Kansas Teacher of the Year Winners Honored; National Finalist
The House honored the Kansas Teacher of the Year and Regional Teachers of the Year last week with House Resolution 6028. The Kansas Teacher of the Year winner is Tabatha Rosproy, an early education teacher in Winfield, USD #465. She is a preschool educator who teaches in a program that is located within a retirement village and nursing home. She has helped her preschool program, the Cumbernauld Little Vikes, interact with the retirement community. This program has the highest preschool literacy and math scores in her school district. She is the first early childhood teacher to be named a finalist since 1991.
Regional Teachers of the Year winners are:
Kara Belew, Social Studies Teacher, Andover Central High School, Andover USD #385
Amy Hillman, Project-Based Learning, Santa Fe Trail Middle School, Olathe USD #233
Shawn Hornung, Social Studies, Wamego High School, Wamego USD #320
Stefanie Lane, 4th Grade, Garfield Elementary School, Clay County USD #379
Julie Lovenstein, 4th Grade, Glenwood Ridge Elementary School, Basehor-Linwood USD #458
Lara McDonald, Language Arts, Washburn Rural Middle School, Auburn-Washburn USD #437
Melissa Molteni, 2nd Grade, Corinth Elementary School, Shawnee Mission USD #512
Kansas Tax Modernization Report
The Tax Foundation has published, and reported to various committees of the legislature, their Kansas Tax Modernization Report to encourage stable, fair, and pro-growth tax reform in Kansas.

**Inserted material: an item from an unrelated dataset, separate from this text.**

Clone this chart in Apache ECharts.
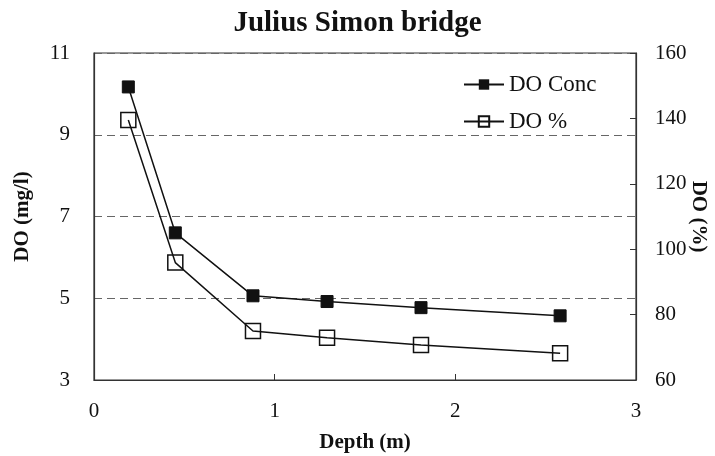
<!DOCTYPE html>
<html>
<head>
<meta charset="utf-8">
<script src="https://cdn.jsdelivr.net/npm/echarts@6/dist/echarts.min.js"></script>
<style>
  html, body { margin: 0; padding: 0; background: #fff; overflow: hidden; }
  #chart { width: 715px; height: 456px; }
</style>
</head>
<body>
<div id="chart"></div>
<script>
// depth (m) of each sample
const depth = [0.19, 0.45, 0.88, 1.29, 1.81, 2.58]
// dissolved oxygen, mg/l (left axis)
const doConc = [10.17, 6.6, 5.06, 4.92, 4.77, 4.57]
// dissolved oxygen saturation, % (right axis)
const doPct = [139.5, 95.9, 75.0, 72.9, 70.7, 68.2]

const seriesNames = ['DO Conc', 'DO %']

const serif = '"Liberation Serif", "Times New Roman", serif'
const ink = '#111'

let myChart = echarts.init(document.getElementById('chart'))
let option = {
  backgroundColor: '#fff',
  animation: false,
  textStyle: { fontFamily: serif, color: ink },
  title: {
    text: 'Julius Simon bridge',
    left: 'center',
    top: 4,
    textStyle: { fontFamily: serif, fontWeight: 'bold', fontSize: 29, color: ink }
  },
  legend: {
    orient: 'vertical',
    left: 463,
    top: 73,
    padding: 0,
    itemWidth: 40,
    itemHeight: 13,
    itemGap: 14,
    textStyle: { fontFamily: serif, fontSize: 23, color: ink },
    data: seriesNames
  },
  grid: {
    left: 94,
    right: 79,
    top: 53,
    bottom: 76,
    outerBoundsMode: 'none',
    show: true,
    borderColor: '#333',
    borderWidth: 1.2
  },
  xAxis: {
    type: 'value',
    min: 0,
    max: 3,
    interval: 1,
    name: 'Depth (m)',
    nameLocation: 'middle',
    nameGap: 52,
    nameMoveOverlap: false,
    nameTextStyle: { fontFamily: serif, fontWeight: 'bold', fontSize: 21, color: ink },
    axisLine: { show: true, lineStyle: { color: '#333', width: 1.2 } },
    axisTick: { show: true, inside: true, length: 6, lineStyle: { color: '#333' } },
    axisLabel: { fontFamily: serif, fontSize: 21, color: ink, margin: 21 },
    splitLine: { show: false }
  },
  yAxis: [
    {
      type: 'value',
      position: 'left',
      min: 3,
      max: 11,
      interval: 2,
      name: 'DO (mg/l)',
      nameLocation: 'middle',
      nameGap: 61,
      nameMoveOverlap: false,
      nameTextStyle: { fontFamily: serif, fontWeight: 'bold', fontSize: 21, color: ink },
      axisLine: { show: true, lineStyle: { color: '#333', width: 1.2 } },
      axisTick: { show: false },
      axisLabel: { fontFamily: serif, fontSize: 21, color: ink, margin: 24 },
      splitLine: {
        show: true,
        lineStyle: { type: [8, 5], color: '#666', width: 1.2 }
      }
    },
    {
      type: 'value',
      position: 'right',
      min: 60,
      max: 160,
      interval: 20,
      name: 'DO (%)',
      nameLocation: 'middle',
      nameRotate: -90,
      nameGap: 52,
      nameMoveOverlap: false,
      nameTextStyle: { fontFamily: serif, fontWeight: 'bold', fontSize: 21, color: ink },
      axisLine: { show: true, lineStyle: { color: '#333', width: 1.2 } },
      axisTick: { show: true, inside: true, length: 6, lineStyle: { color: '#333' } },
      axisLabel: { fontFamily: serif, fontSize: 21, color: ink, margin: 19 },
      splitLine: { show: false }
    }
  ],
  series: [
    {
      name: seriesNames[0],
      type: 'line',
      yAxisIndex: 0,
      symbol: 'rect',
      symbolSize: 12,
      lineStyle: { color: ink, width: 1.5 },
      itemStyle: { color: ink, borderColor: ink },
      data: depth.map((d, i) => [d, doConc[i]])
    },
    {
      name: seriesNames[1],
      type: 'line',
      yAxisIndex: 1,
      symbol: 'rect',
      symbolSize: 15,
      lineStyle: { color: ink, width: 1.5 },
      itemStyle: { color: 'rgba(255,255,255,0)', borderColor: ink, borderWidth: 1.5 },
      data: depth.map((d, i) => [d, doPct[i]])
    }
  ]
}
myChart.setOption(option)
</script>
</body>
</html>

Net Operating Loss improvements
Businesses typically deduct prior losses to smooth their tax obligations over time. Currently Kansas limits carryforwards to 10 years, while many states limit carry forwards to 20 years. At the federal level the period of time is unlimited, while the amount is limited to 80% of tax liability. Transitioning to a 20-year period or conforming to the federal model would be an improvement for Kansas businesses.
Full Expensing on Capital Investment
On investment as a tax on net income, the corporate income tax should exclude business costs, which includes what is spent on investment. For tax purposes, businesses should immediately deduct business costs in the year they occur rather than taking deductions over time. The new federal tax law shifted to a policy of immediate and full expensing for machinery and equipment. However, this is scheduled to phase-out at the federal level in 2022. It makes sense for Kansas to adopt these provisions to further encourage Kansas businesses to grow and expand.
Allow an Independent Choice of Itemization vs. Standard Deduction
Currently five of the itemized deductions that are available under federal law are also available under the Kansas tax code. However under Kansas law, if a taxpayer claims the standard deduction on their federal return, he or she must also claim the standard deduction on their state return. The Tax Cuts and Jobs Act nearly doubled the federal standard deduction. Because of this change, approximately 10% of Kansas taxpayers itemize at the federal and state levels currently, where previously that figure was at 30%. Many states have decoupled from the Internal Revenue Code (IRC) to allow their taxpayers the option to make an independent choice to either itemize and/or claim the standard deduction on their state and/or federal returns. Decoupling would do the same for Kansans and would especially help the 20% of taxpayers who previously itemized. Restoring that choice for taxpayers would ultimately lessen the Kansas income tax burden for them and many others.
Online Remote Sales Tax
Kansas ought to tax remote sales to equalize the playing field and protect brick and mortar Kansas businesses without placing undue burdens on interstate commerce. Enforcement of remote sales tax collection without safe harbor protections for local businesses has been a priority for the Kansas legislature.
Governor Kelly, last year, vetoed two bills that were sent to her desk that contained these proposals. In her state-of-the-state address, the governor renewed her threat to veto any tax bills that pass both chambers with similar provisions. According to The Tax Foundation, Kansas currently ranks 34th in the nation when it comes to business tax climate. These are simple changes that will lessen the overall tax burden for all Kansans, while improving the state’s competitive business climate, protecting employees and employers. Both chambers are actively working on legislation to do exactly that. We must recognize that there is a symbiotic relationship between employees and their employers. We can’t be “pro-jobs” without being “pro-business”.